Жуковский радовался, зная, что Пушкин ценит его дружбу.
Пушкин ценил его. Очень. За прекрасную душу, за поэтический дар. Как-то, увидя у Тургеневых новый портрет Жуковского, Пушкин долго рассматривал его, а потом написал внизу:
Его стихов пленительная сладость
Пройдёт веков завистливую даль,
И, внемля им, вздохнёт о славе младость,
Утешится безмолвная печаль
И резвая задумается радость.
Да, пленительным стихам Орфея — Жуковского суждена долгая жизнь. Но не всё в этих стихах было по сердцу Пушкину. И особенно смирение. Воспевая жалобы страдающего человеческого сердца, Жуковский звал к смирению, уходил от жизни в таинственный фантастический мир, уповая на счастье в небесах. Пушкин весь был на земле. И восставал против горестей. Боролся за счастье. Земное, не небесное. Его воспевал. Потому-то и вернул он на землю «Двенадцать спящих дев». И творца бы их вернул, если б только мог…
Пушкин покидал гостеприимную квартиру на Крюковом канале, когда в мирной Коломне уже давно были погашены последние огни и только ветер гулял по пустынным улицам.
Пушкин шёл не один. Молодой педагог Плетнёв тоже жил на Фонтанке за Обуховым мостом, в Военно-Сиротском доме, где преподавал. Они дружно шагали, зябко кутаясь в плащи и, дойдя до Фонтанки, расходились. Пушкин шёл направо, Плетнёв — налево. Но нередко оба сворачивали в одну и ту же сторону и провожали один другого, не желая прерывать увлекательную беседу. И длинные петербургские концы им казались короткими.
«С Карамзиным, с Карамзиной»
Новый, 1818 год начался для Пушкина несчастливо. В феврале он заболел. Горячка надолго уложила его в постель.
В те времена «горячкой» называли всякую длительную болезнь с высокой температурой. Лекаря различали горячку нервную, желчную и гнилую. У Пушкина определили чуть ли не самую опасную — гнилую.
В доме царила тревожная тишина. Все ходили на цыпочках с озабоченными лицами. Шутка сказать — сам известный Лейтон ни за что не ручался.
Но больной был молод, крепок. Даже ванны со льдом, которыми Лейтон его пользовал, не причинили вреда. Прохворав шесть недель, Пушкин выздоровел.

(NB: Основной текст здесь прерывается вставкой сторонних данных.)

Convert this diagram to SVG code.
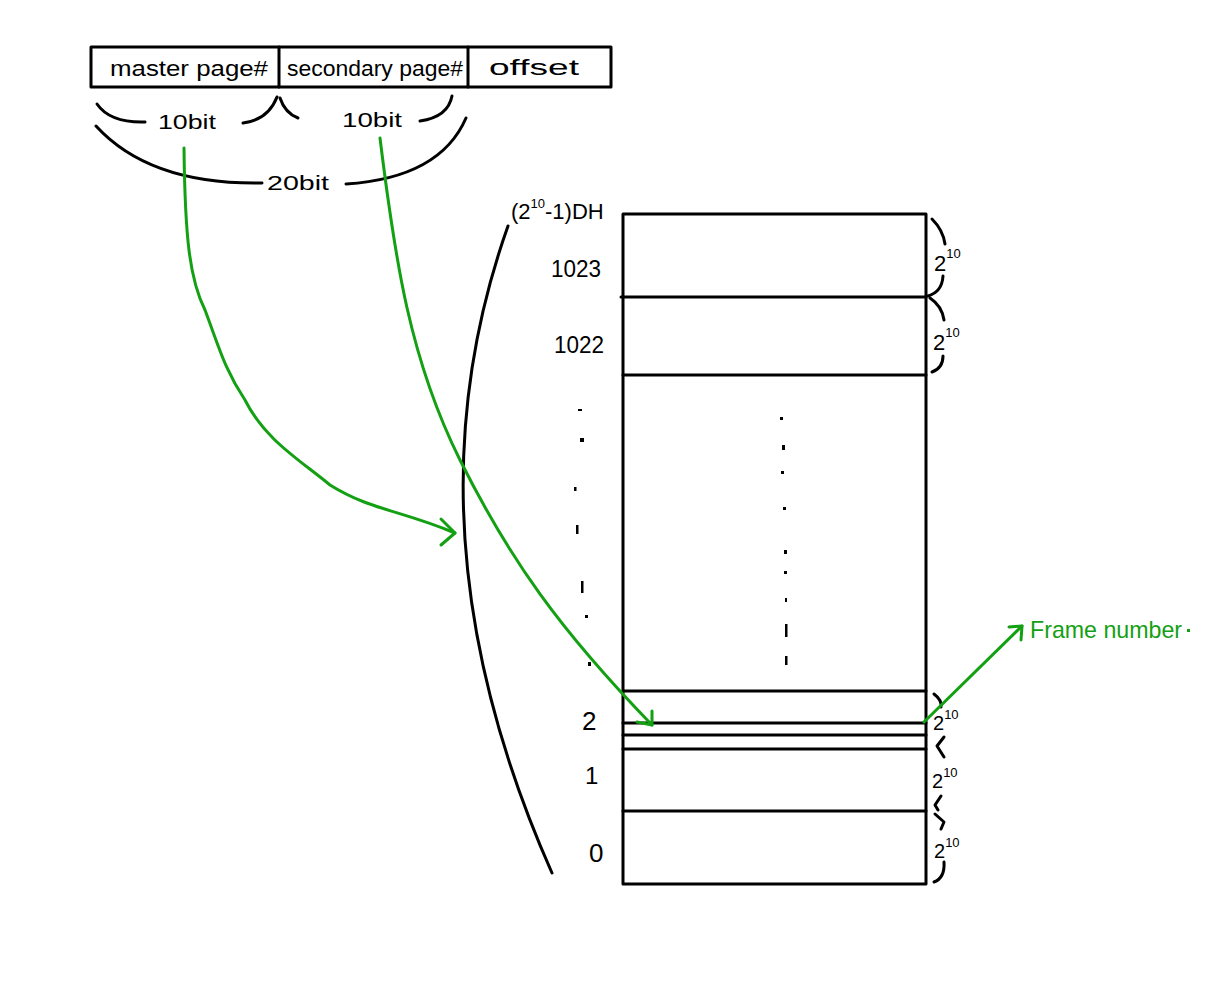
<svg xmlns="http://www.w3.org/2000/svg" width="1206" height="1000" viewBox="0 0 1206 1000">
<style>
.k{fill:none;stroke:#000;stroke-width:3;stroke-linecap:round;stroke-linejoin:round}
.g{fill:none;stroke:#13a013;stroke-width:3;stroke-linecap:round;stroke-linejoin:round}
.t{font-family:"Liberation Sans",Arial,sans-serif;fill:#000}
.s{font-size:13px}
.gt{font-family:"Liberation Sans",Arial,sans-serif;fill:#13a013}
.dot{fill:#000}
</style>
<rect width="1206" height="1000" fill="#fff"/>

<g id="address">
  <rect x="91" y="47" width="520" height="40" class="k"/>
  <line x1="279" y1="47" x2="279" y2="87" class="k"/>
  <line x1="468" y1="47" x2="468" y2="87" class="k"/>
  <text class="t" x="110" y="76" font-size="22" textLength="158" lengthAdjust="spacingAndGlyphs">master page#</text>
  <text class="t" x="287" y="76" font-size="22" textLength="176" lengthAdjust="spacingAndGlyphs">secondary page#</text>
  <text class="t" x="489" y="75" font-size="22" textLength="90" lengthAdjust="spacingAndGlyphs">offset</text>
</g>

<g id="braces-top">
  <path class="k" d="M97,104 Q110,123 145,122"/>
  <text class="t" x="158" y="129" font-size="20" textLength="58" lengthAdjust="spacingAndGlyphs">10bit</text>
  <path class="k" d="M243,123 Q268,120 277,97"/>
  <path class="k" d="M280,98 Q285,113 298,118"/>
  <text class="t" x="342" y="127" font-size="20" textLength="60" lengthAdjust="spacingAndGlyphs">10bit</text>
  <path class="k" d="M420,121 Q448,117 452,96"/>
  <path class="k" d="M96,126 Q150,185 262,183"/>
  <text class="t" x="267" y="190" font-size="20" textLength="62" lengthAdjust="spacingAndGlyphs">20bit</text>
  <path class="k" d="M346,184 Q440,178 466,118"/>
</g>

<g id="table">
  <rect x="623" y="214" width="303" height="670" class="k"/>
  <line x1="621" y1="297" x2="926" y2="297" class="k"/>
  <line x1="623" y1="375" x2="926" y2="375" class="k"/>
  <line x1="623" y1="691" x2="926" y2="691" class="k"/>
  <line x1="623" y1="723" x2="926" y2="723" class="k"/>
  <line x1="623" y1="735" x2="926" y2="735" class="k"/>
  <line x1="623" y1="749" x2="926" y2="749" class="k"/>
  <line x1="623" y1="811" x2="926" y2="811" class="k"/>
  <g class="dot">
    <rect x="780" y="417" width="3" height="3"/>
    <rect x="782" y="445" width="3" height="5"/>
    <rect x="781" y="471" width="3" height="3"/>
    <rect x="783" y="507" width="3" height="3"/>
    <rect x="784" y="550" width="3" height="4"/>
    <rect x="784" y="571" width="3" height="3"/>
    <rect x="785" y="598" width="2" height="4"/>
    <rect x="785" y="624" width="2.5" height="13"/>
    <rect x="785" y="656" width="2.5" height="9"/>
    <rect x="578" y="409" width="4" height="2"/>
    <rect x="580" y="438" width="4" height="4"/>
    <rect x="574" y="487" width="2.5" height="4"/>
    <rect x="576" y="525" width="2.5" height="9"/>
    <rect x="581" y="581" width="2.5" height="12"/>
    <rect x="585" y="615" width="3" height="3"/>
    <rect x="588" y="662" width="3" height="4"/>
  </g>
</g>

<g id="row-labels">
  <text class="t" x="511" y="219" font-size="22">(2<tspan class="s" dy="-11">10</tspan><tspan dy="11">-1)DH</tspan></text>
  <text class="t" x="551" y="277" font-size="23" textLength="50" lengthAdjust="spacingAndGlyphs">1023</text>
  <text class="t" x="554" y="353" font-size="23" textLength="50" lengthAdjust="spacingAndGlyphs">1022</text>
  <text class="t" x="582" y="730" font-size="26">2</text>
  <text class="t" x="585" y="784" font-size="24">1</text>
  <text class="t" x="589" y="862" font-size="26">0</text>
</g>

<g id="left-arc">
  <path class="k" d="M508,226 Q400,530 552,873"/>
</g>

<g id="size-braces">
  <path class="k" d="M932,219 Q943,230 945,244"/>
  <path class="k" d="M943,276 Q942,292 928,296"/>
  <text class="t" x="934" y="271" font-size="22">2<tspan class="s" dy="-13">10</tspan></text>
  <path class="k" d="M930,298 Q942,306 944,320"/>
  <path class="k" d="M943,356 Q943,368 932,372"/>
  <text class="t" x="933" y="350" font-size="22">2<tspan class="s" dy="-13">10</tspan></text>
  <path class="k" d="M934,694 Q942,700 941,707"/>
  <text class="t" x="933" y="730" font-size="20">2<tspan class="s" dy="-11">10</tspan></text>
  <path class="k" d="M944,737 L937,746 L944,757"/>
  <text class="t" x="932" y="788" font-size="20">2<tspan class="s" dy="-11">10</tspan></text>
  <path class="k" d="M941,796 L935,805 L938,810"/>
  <path class="k" d="M935,814 L944,822 L941,829"/>
  <text class="t" x="934" y="858" font-size="20">2<tspan class="s" dy="-11">10</tspan></text>
  <path class="k" d="M944,862 Q945,878 934,882"/>
</g>

<g id="connectors">
  <path class="g" d="M184,148 C185,240 190,280 205,310 C220,350 225,370 245,400 C265,440 300,460 330,485 C370,510 400,510 455,533"/>
  <path class="g" d="M441,519 L455,533 L441,545"/>
  <path class="g" d="M380,138 C395,260 410,360 460,460 C510,560 560,630 652,725"/>
  <path class="g" d="M652,711 L652,725 L637,722"/>
  <path class="g" d="M924,722 L1022,626"/>
  <path class="g" d="M1009,627 L1022,626 L1021,640"/>
  <text class="gt" x="1030" y="638" font-size="24" textLength="152" lengthAdjust="spacingAndGlyphs">Frame number</text>
  <rect x="1187" y="629" width="3" height="3" fill="#13a013"/>
</g>
</svg>
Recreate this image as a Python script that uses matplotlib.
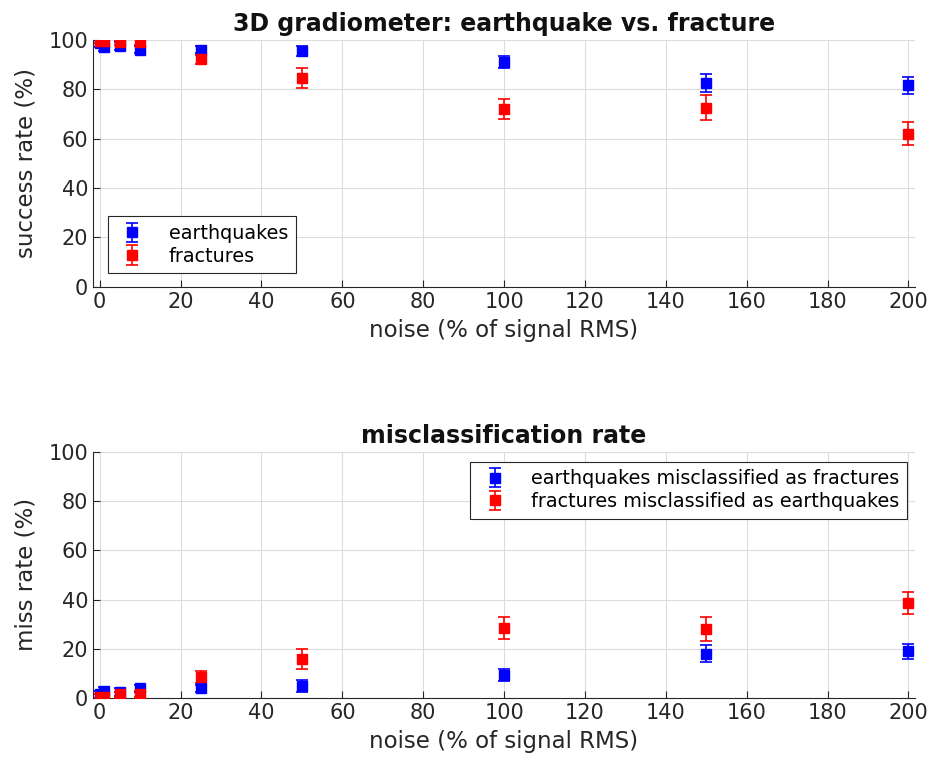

«Сия болезнь, — вспоминал позднее Пушкин, — оставила во мне впечатление приятное. Друзья навещали меня довольно часто: их разговоры сокращали скучные вечера. Чувство выздоровления — одно из самых сладостных. Помню нетерпение, с которым ожидал я весны, хоть это время года обыкновенно наводит на меня тоску и даже вредит моему здоровью. Но душный воздух и закрытые окна так мне надоели во время болезни моей, что весна являлась моему воображению со всей поэтическою своею прелестию. Это было в феврале 1818 года».